◆ COLLECTED MATERIAL:

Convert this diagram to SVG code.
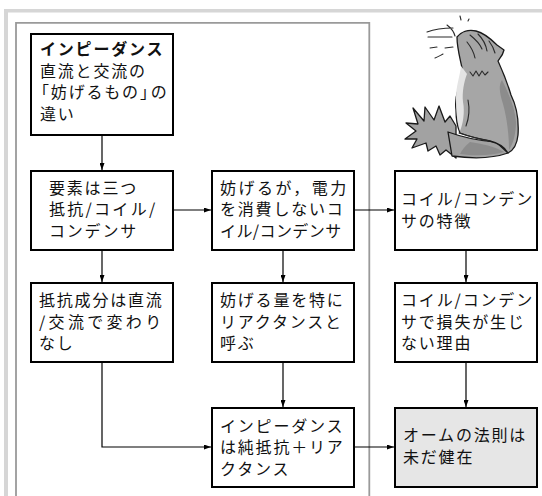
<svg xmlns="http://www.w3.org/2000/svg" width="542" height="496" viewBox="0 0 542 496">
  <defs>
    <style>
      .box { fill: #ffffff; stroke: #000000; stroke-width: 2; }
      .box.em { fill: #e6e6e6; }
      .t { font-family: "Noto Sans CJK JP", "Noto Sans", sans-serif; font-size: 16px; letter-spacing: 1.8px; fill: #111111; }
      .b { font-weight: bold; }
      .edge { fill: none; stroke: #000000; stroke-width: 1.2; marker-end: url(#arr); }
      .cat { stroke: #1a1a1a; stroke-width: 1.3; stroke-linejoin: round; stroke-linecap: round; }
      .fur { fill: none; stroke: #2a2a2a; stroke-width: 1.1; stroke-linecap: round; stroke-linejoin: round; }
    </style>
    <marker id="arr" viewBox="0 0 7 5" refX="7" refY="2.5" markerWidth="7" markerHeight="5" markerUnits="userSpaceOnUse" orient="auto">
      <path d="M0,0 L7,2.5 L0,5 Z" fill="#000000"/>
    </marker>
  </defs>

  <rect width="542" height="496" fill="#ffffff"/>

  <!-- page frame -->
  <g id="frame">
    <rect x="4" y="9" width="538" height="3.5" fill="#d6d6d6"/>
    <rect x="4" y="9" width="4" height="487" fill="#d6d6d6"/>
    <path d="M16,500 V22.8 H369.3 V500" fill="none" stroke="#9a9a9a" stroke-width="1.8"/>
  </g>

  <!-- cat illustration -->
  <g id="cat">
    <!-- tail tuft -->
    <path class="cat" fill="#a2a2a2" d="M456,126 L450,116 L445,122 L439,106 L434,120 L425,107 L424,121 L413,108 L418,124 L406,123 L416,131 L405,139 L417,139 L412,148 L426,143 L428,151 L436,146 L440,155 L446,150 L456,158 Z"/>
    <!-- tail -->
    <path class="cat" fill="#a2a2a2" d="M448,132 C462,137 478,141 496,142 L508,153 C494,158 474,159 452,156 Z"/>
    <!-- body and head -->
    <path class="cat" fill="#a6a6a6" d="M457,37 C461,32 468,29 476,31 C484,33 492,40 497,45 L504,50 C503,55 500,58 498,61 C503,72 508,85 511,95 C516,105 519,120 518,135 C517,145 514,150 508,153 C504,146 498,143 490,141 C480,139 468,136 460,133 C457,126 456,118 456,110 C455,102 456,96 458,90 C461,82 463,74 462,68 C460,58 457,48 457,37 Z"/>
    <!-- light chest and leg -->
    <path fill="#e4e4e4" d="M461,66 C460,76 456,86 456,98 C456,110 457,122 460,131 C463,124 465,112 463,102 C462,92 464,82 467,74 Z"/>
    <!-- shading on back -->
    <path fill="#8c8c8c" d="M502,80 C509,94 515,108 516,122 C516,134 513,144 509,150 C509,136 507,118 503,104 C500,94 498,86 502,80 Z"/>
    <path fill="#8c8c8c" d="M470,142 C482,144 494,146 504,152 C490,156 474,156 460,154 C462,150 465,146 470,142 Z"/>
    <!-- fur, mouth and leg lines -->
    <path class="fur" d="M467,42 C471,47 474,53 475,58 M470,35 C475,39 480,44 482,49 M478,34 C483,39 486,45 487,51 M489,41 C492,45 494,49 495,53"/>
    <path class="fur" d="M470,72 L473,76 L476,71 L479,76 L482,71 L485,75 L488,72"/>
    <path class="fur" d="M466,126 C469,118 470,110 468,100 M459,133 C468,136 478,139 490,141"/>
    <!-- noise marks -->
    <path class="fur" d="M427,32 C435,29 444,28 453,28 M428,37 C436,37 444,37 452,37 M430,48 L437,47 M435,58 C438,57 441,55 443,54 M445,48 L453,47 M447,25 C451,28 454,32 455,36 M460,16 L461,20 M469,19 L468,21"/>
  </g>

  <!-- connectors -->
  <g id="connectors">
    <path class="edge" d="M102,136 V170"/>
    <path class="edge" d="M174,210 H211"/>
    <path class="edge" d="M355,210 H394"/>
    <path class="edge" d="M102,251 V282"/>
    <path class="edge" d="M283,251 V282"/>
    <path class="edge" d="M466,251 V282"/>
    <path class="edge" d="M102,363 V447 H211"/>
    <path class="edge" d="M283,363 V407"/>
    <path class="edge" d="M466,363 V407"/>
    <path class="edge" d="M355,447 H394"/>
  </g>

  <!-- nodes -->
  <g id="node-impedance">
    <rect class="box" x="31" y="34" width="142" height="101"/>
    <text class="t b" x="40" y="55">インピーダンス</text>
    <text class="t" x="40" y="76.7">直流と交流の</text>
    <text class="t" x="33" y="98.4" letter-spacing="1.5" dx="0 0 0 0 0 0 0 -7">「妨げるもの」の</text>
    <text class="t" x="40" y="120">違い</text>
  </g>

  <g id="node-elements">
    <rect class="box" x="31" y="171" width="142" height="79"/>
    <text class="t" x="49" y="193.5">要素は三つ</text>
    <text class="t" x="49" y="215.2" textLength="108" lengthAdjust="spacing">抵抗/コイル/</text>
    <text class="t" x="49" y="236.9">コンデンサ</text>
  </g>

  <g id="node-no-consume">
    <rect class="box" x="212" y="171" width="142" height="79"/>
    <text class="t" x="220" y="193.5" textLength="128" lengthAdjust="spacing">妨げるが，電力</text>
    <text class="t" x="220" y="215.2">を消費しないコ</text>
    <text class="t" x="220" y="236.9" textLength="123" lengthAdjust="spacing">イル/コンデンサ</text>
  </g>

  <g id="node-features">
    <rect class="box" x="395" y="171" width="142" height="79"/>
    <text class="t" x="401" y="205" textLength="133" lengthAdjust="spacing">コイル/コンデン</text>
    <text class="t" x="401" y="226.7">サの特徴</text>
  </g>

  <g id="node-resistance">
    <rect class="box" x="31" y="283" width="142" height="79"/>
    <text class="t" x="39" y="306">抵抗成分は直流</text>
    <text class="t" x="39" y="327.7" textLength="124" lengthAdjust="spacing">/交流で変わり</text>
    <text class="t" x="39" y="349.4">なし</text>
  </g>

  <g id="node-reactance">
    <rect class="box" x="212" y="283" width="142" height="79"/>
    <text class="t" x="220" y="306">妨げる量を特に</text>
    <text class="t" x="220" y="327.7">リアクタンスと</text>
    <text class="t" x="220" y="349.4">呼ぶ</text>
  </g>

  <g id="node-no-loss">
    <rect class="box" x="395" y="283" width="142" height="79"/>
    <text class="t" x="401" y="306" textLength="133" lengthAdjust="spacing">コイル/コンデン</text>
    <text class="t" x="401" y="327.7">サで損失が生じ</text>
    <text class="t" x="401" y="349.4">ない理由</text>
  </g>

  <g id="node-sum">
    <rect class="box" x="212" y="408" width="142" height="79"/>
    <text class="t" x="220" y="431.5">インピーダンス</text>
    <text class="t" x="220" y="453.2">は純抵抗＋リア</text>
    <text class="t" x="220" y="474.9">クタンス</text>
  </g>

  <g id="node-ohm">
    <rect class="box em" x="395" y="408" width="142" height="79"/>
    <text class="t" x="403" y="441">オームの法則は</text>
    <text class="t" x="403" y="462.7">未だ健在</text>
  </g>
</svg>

◆ INSTRUCTION: Quote the preceding listing precisely and completely, omitting its images.

◆ EXERCISE SOLUTION:
Convert this diagram to SVG code.
<svg xmlns="http://www.w3.org/2000/svg" width="542" height="496" viewBox="0 0 542 496">
  <defs>
    <style>
      .box { fill: #ffffff; stroke: #000000; stroke-width: 2; }
      .box.em { fill: #e6e6e6; }
      .t { font-family: "Noto Sans CJK JP", "Noto Sans", sans-serif; font-size: 16px; letter-spacing: 1.8px; fill: #111111; }
      .b { font-weight: bold; }
      .edge { fill: none; stroke: #000000; stroke-width: 1.2; marker-end: url(#arr); }
      .cat { stroke: #1a1a1a; stroke-width: 1.3; stroke-linejoin: round; stroke-linecap: round; }
      .fur { fill: none; stroke: #2a2a2a; stroke-width: 1.1; stroke-linecap: round; stroke-linejoin: round; }
    </style>
    <marker id="arr" viewBox="0 0 7 5" refX="7" refY="2.5" markerWidth="7" markerHeight="5" markerUnits="userSpaceOnUse" orient="auto">
      <path d="M0,0 L7,2.5 L0,5 Z" fill="#000000"/>
    </marker>
  </defs>

  <rect width="542" height="496" fill="#ffffff"/>

  <!-- page frame -->
  <g id="frame">
    <rect x="4" y="9" width="538" height="3.5" fill="#d6d6d6"/>
    <rect x="4" y="9" width="4" height="487" fill="#d6d6d6"/>
    <path d="M16,500 V22.8 H369.3 V500" fill="none" stroke="#9a9a9a" stroke-width="1.8"/>
  </g>

  <!-- cat illustration -->
  <g id="cat">
    <!-- tail tuft -->
    <path class="cat" fill="#a2a2a2" d="M456,126 L450,116 L445,122 L439,106 L434,120 L425,107 L424,121 L413,108 L418,124 L406,123 L416,131 L405,139 L417,139 L412,148 L426,143 L428,151 L436,146 L440,155 L446,150 L456,158 Z"/>
    <!-- tail -->
    <path class="cat" fill="#a2a2a2" d="M448,132 C462,137 478,141 496,142 L508,153 C494,158 474,159 452,156 Z"/>
    <!-- body and head -->
    <path class="cat" fill="#a6a6a6" d="M457,37 C461,32 468,29 476,31 C484,33 492,40 497,45 L504,50 C503,55 500,58 498,61 C503,72 508,85 511,95 C516,105 519,120 518,135 C517,145 514,150 508,153 C504,146 498,143 490,141 C480,139 468,136 460,133 C457,126 456,118 456,110 C455,102 456,96 458,90 C461,82 463,74 462,68 C460,58 457,48 457,37 Z"/>
    <!-- light chest and leg -->
    <path fill="#e4e4e4" d="M461,66 C460,76 456,86 456,98 C456,110 457,122 460,131 C463,124 465,112 463,102 C462,92 464,82 467,74 Z"/>
    <!-- shading on back -->
    <path fill="#8c8c8c" d="M502,80 C509,94 515,108 516,122 C516,134 513,144 509,150 C509,136 507,118 503,104 C500,94 498,86 502,80 Z"/>
    <path fill="#8c8c8c" d="M470,142 C482,144 494,146 504,152 C490,156 474,156 460,154 C462,150 465,146 470,142 Z"/>
    <!-- fur, mouth and leg lines -->
    <path class="fur" d="M467,42 C471,47 474,53 475,58 M470,35 C475,39 480,44 482,49 M478,34 C483,39 486,45 487,51 M489,41 C492,45 494,49 495,53"/>
    <path class="fur" d="M470,72 L473,76 L476,71 L479,76 L482,71 L485,75 L488,72"/>
    <path class="fur" d="M466,126 C469,118 470,110 468,100 M459,133 C468,136 478,139 490,141"/>
    <!-- noise marks -->
    <path class="fur" d="M427,32 C435,29 444,28 453,28 M428,37 C436,37 444,37 452,37 M430,48 L437,47 M435,58 C438,57 441,55 443,54 M445,48 L453,47 M447,25 C451,28 454,32 455,36 M460,16 L461,20 M469,19 L468,21"/>
  </g>

  <!-- connectors -->
  <g id="connectors">
    <path class="edge" d="M102,136 V170"/>
    <path class="edge" d="M174,210 H211"/>
    <path class="edge" d="M355,210 H394"/>
    <path class="edge" d="M102,251 V282"/>
    <path class="edge" d="M283,251 V282"/>
    <path class="edge" d="M466,251 V282"/>
    <path class="edge" d="M102,363 V447 H211"/>
    <path class="edge" d="M283,363 V407"/>
    <path class="edge" d="M466,363 V407"/>
    <path class="edge" d="M355,447 H394"/>
  </g>

  <!-- nodes -->
  <g id="node-impedance">
    <rect class="box" x="31" y="34" width="142" height="101"/>
    <text class="t b" x="40" y="55">インピーダンス</text>
    <text class="t" x="40" y="76.7">直流と交流の</text>
    <text class="t" x="33" y="98.4" letter-spacing="1.5" dx="0 0 0 0 0 0 0 -7">「妨げるもの」の</text>
    <text class="t" x="40" y="120">違い</text>
  </g>

  <g id="node-elements">
    <rect class="box" x="31" y="171" width="142" height="79"/>
    <text class="t" x="49" y="193.5">要素は三つ</text>
    <text class="t" x="49" y="215.2" textLength="108" lengthAdjust="spacing">抵抗/コイル/</text>
    <text class="t" x="49" y="236.9">コンデンサ</text>
  </g>

  <g id="node-no-consume">
    <rect class="box" x="212" y="171" width="142" height="79"/>
    <text class="t" x="220" y="193.5" textLength="128" lengthAdjust="spacing">妨げるが，電力</text>
    <text class="t" x="220" y="215.2">を消費しないコ</text>
    <text class="t" x="220" y="236.9" textLength="123" lengthAdjust="spacing">イル/コンデンサ</text>
  </g>

  <g id="node-features">
    <rect class="box" x="395" y="171" width="142" height="79"/>
    <text class="t" x="401" y="205" textLength="133" lengthAdjust="spacing">コイル/コンデン</text>
    <text class="t" x="401" y="226.7">サの特徴</text>
  </g>

  <g id="node-resistance">
    <rect class="box" x="31" y="283" width="142" height="79"/>
    <text class="t" x="39" y="306">抵抗成分は直流</text>
    <text class="t" x="39" y="327.7" textLength="124" lengthAdjust="spacing">/交流で変わり</text>
    <text class="t" x="39" y="349.4">なし</text>
  </g>

  <g id="node-reactance">
    <rect class="box" x="212" y="283" width="142" height="79"/>
    <text class="t" x="220" y="306">妨げる量を特に</text>
    <text class="t" x="220" y="327.7">リアクタンスと</text>
    <text class="t" x="220" y="349.4">呼ぶ</text>
  </g>

  <g id="node-no-loss">
    <rect class="box" x="395" y="283" width="142" height="79"/>
    <text class="t" x="401" y="306" textLength="133" lengthAdjust="spacing">コイル/コンデン</text>
    <text class="t" x="401" y="327.7">サで損失が生じ</text>
    <text class="t" x="401" y="349.4">ない理由</text>
  </g>

  <g id="node-sum">
    <rect class="box" x="212" y="408" width="142" height="79"/>
    <text class="t" x="220" y="431.5">インピーダンス</text>
    <text class="t" x="220" y="453.2">は純抵抗＋リア</text>
    <text class="t" x="220" y="474.9">クタンス</text>
  </g>

  <g id="node-ohm">
    <rect class="box em" x="395" y="408" width="142" height="79"/>
    <text class="t" x="403" y="441">オームの法則は</text>
    <text class="t" x="403" y="462.7">未だ健在</text>
  </g>
</svg>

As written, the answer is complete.